When it comes to secrecy and the public sector, the old adage applies: Give ‘em an inch and they’ll take a mile.
Consider a provision in the Nevada Administrative Code that allows state departments to redact from salary data “the names of employees who are in sensitive law enforcement positions where public access to the employees’ identities could jeopardize their personal safety or job performance.”
Under the code — the regulatory bible for the state executive branch — departments submit to human resources officials the names of employees who fall under the provision. That information is then removed from salary lists.
In theory, the law is intended to provide undercover officers the degree of anonymity necessary to carry out their duties. In practice, state agencies use it as a loophole to allow scores of government workers to avoid scrutiny.
The Review-Journal’s Arthur Kane reported Monday that the names of 349 state employees are currently secret, despite the fact that taxpayers spent more than $30 million last year on their salaries and benefits.
Are these all workers toiling in the shadows carrying out dangerous sting operations? Hardly. In fact, the one agency that you might expect would take advantage of the law, the Metropolitan Police Department, withholds no names from its salary roster.
Instead, Mr. Kane found, the Gaming Control Board has 100 employees whose names are kept out of the state salary database. The list goes on: The attorney general’s office has 50, the Wildlife Department has 41 and the Parks Division has 32. Even four employees of the state Department of Agriculture have taken advantage of the provision. Who knew that farm agents risked life and limb?

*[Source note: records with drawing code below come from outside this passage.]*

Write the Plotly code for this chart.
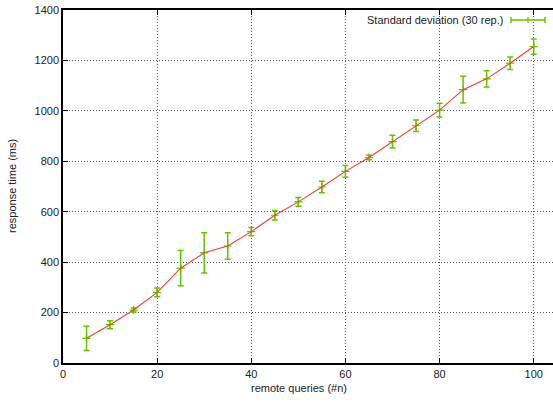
import plotly.graph_objects as go

queries = [5, 10, 15, 20, 25, 30, 35, 40, 45, 50, 55, 60, 65, 70, 75, 80, 85, 90, 95, 100]
resp_ms = [98, 152, 210, 280, 376, 437, 464, 521, 586, 639, 698, 760, 815, 878, 941, 1003, 1084, 1127, 1189, 1255]
std_ms = [48, 16, 8, 17, 70, 80, 53, 16, 19, 17, 23, 23, 9, 25, 23, 27, 53, 32, 25, 30]

legend_label = "Standard deviation (30 rep.)"
x_title = "remote queries (#n)"
y_title = "response time (ms)"
x_ticks = [0, 20, 40, 60, 80, 100]
y_ticks = [0, 200, 400, 600, 800, 1000, 1200, 1400]

RED = "#e8412c"
GREEN = "#64c400"
FONT = "Liberation Sans, Arial, sans-serif"

fig = go.Figure()
fig.add_trace(go.Scatter(
    x=queries, y=resp_ms, mode="markers",
    marker=dict(symbol="cross-thin", size=6, line=dict(color=GREEN, width=1.2), color=GREEN),
    error_y=dict(type="data", array=std_ms, visible=True, color=GREEN, thickness=1.5, width=3),
    showlegend=False, hoverinfo="skip"))
fig.add_trace(go.Scatter(
    x=queries, y=resp_ms, mode="lines",
    line=dict(color=RED, width=1.1),
    showlegend=False))

axis_common = dict(
    showline=True, linecolor="black", linewidth=1.5,
    ticks="inside", ticklen=5, tickcolor="black", tickwidth=1,
    showgrid=True, gridcolor="#555555", gridwidth=1, griddash="1px,2px",
    zeroline=False, tickfont=dict(family=FONT, size=11, color="#222222"),
)
fig.update_xaxes(range=[0, 104.1], tickvals=x_ticks, mirror="all", **axis_common)
fig.update_yaxes(range=[0, 1400], tickvals=y_ticks, mirror=False, **axis_common)

fig.update_layout(
    width=553, height=402,
    margin=dict(l=63, r=0, t=10, b=39),
    plot_bgcolor="white", paper_bgcolor="white",
    font=dict(family=FONT, size=11, color="#222222"),
    showlegend=False,
)

# axis titles
fig.add_annotation(text=x_title, xref="paper", yref="paper", x=(299 - 63) / 490, y=-(388 - 363) / 353,
                   showarrow=False, xanchor="center", yanchor="middle", font=dict(size=11))
fig.add_annotation(text=y_title, xref="paper", yref="paper", x=-(63 - 12) / 490, y=(363 - 186) / 353,
                   showarrow=False, textangle=-90, xanchor="center", yanchor="middle", font=dict(size=11))

# legend entry (text + sample)
ly = 1 - (20 - 10) / 353
fig.add_annotation(text=legend_label, xref="paper", yref="paper", x=(505 - 63) / 490, y=ly,
                   showarrow=False, xanchor="right", yanchor="middle", font=dict(size=11))
x0 = (511 - 63) / 490
x1 = (545 - 63) / 490
xm = (528 - 63) / 490
dy = 3 / 353
fig.add_shape(type="line", xref="paper", yref="paper", x0=x0, x1=x1, y0=ly, y1=ly,
              line=dict(color=GREEN, width=1.5))
fig.add_shape(type="line", xref="paper", yref="paper", x0=x0, x1=x0, y0=ly - dy, y1=ly + dy,
              line=dict(color=GREEN, width=1.5))
fig.add_shape(type="line", xref="paper", yref="paper", x0=x1, x1=x1, y0=ly - dy, y1=ly + dy,
              line=dict(color=GREEN, width=1.5))
fig.add_shape(type="line", xref="paper", yref="paper", x0=xm, x1=xm, y0=ly - dy, y1=ly + dy,
              line=dict(color=GREEN, width=1.2))

fig.write_html("out.html")
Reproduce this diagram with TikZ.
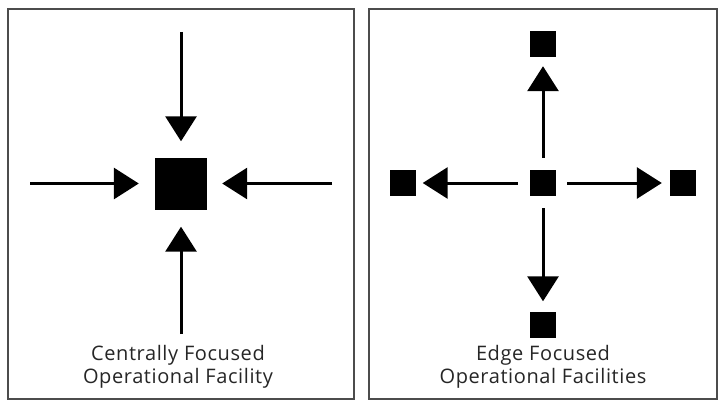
\documentclass[tikz,border=0pt]{standalone}
\usepackage{fontspec}
\setmainfont{Open Sans}[LetterSpace=3]
\usetikzlibrary{arrows.meta}
\begin{document}
\begin{tikzpicture}[x=1pt,y=-1pt,
  frame/.style={draw=black!70,line width=1.6pt},
  bigsq/.style={fill=black,draw=none,minimum size=52pt,inner sep=0pt},
  smsq/.style={fill=black,draw=none,minimum size=26pt,inner sep=0pt},
  arr/.style={line width=3pt,-{Triangle[length=25pt,width=31pt]}},
  lbl/.style={align=center,font=\fontsize{20}{22.5}\selectfont,text=black!85,inner sep=0pt}]
\useasboundingbox (0,0) rectangle (720,401);
\fill[white] (0,0) rectangle (720,401);
% frames
\draw[frame] (8,9) rectangle (354,399);
\draw[frame] (369,9) rectangle (717,399);
% left panel
\node[bigsq] (c) at (181,183.5) {};
\coordinate (lt) at (181,32);
\coordinate (ll) at (30,183.5);
\coordinate (lr) at (332,183.5);
\coordinate (lb) at (181,334);
\draw[arr,shorten >=16pt] (lt) -- (c);
\draw[arr,shorten >=16pt] (ll) -- (c);
\draw[arr,shorten >=15pt] (lr) -- (c);
\draw[arr,shorten >=17pt] (lb) -- (c);
\node[lbl] (t1) at (178,367) {Centrally Focused\\Operational Facility};
% right panel
\node[smsq] (m) at (543,183) {};
\node[smsq] (n) at (543,44) {};
\node[smsq] (w) at (402.5,183) {};
\node[smsq] (e) at (683,183) {};
\node[smsq] (s) at (543,324.5) {};
\draw[arr,shorten <=12pt,shorten >=9pt] (m) -- (n);
\draw[arr,shorten <=12pt,shorten >=7pt] (m) -- (w);
\draw[arr,shorten <=11pt,shorten >=8pt] (m) -- (e);
\draw[arr,shorten <=12pt,shorten >=10pt] (m) -- (s);
\node[lbl] (t2) at (543,367) {Edge Focused\\Operational Facilities};
\end{tikzpicture}
\end{document}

“It’s basic public knowledge that people have a right to know who they are paying for a public job,” said Barry Smith, executive director of the Nevada Press Association. “It does come up that public positions are abused, either with double-dipping or salaries that are inconsistent for the level of responsibility.”
Transparency and open government are vital to creating and preserving taxpayer confidence in our public institutions. An insulated, unaccountable public sector soon becomes an incubator for fraud, waste and corruption.
The administrative code goes too far, giving departments excessive discretion to cloak employees in secrecy without oversight. A good case can be made that the provision should be abolished altogether.
At a minimum, however, lawmakers should revisit the issue when they reconvene in 2019. The goal should be to craft taxpayer safeguards designed to ensure the number of government workers whose names are concealed is held to a bare minimum, if any.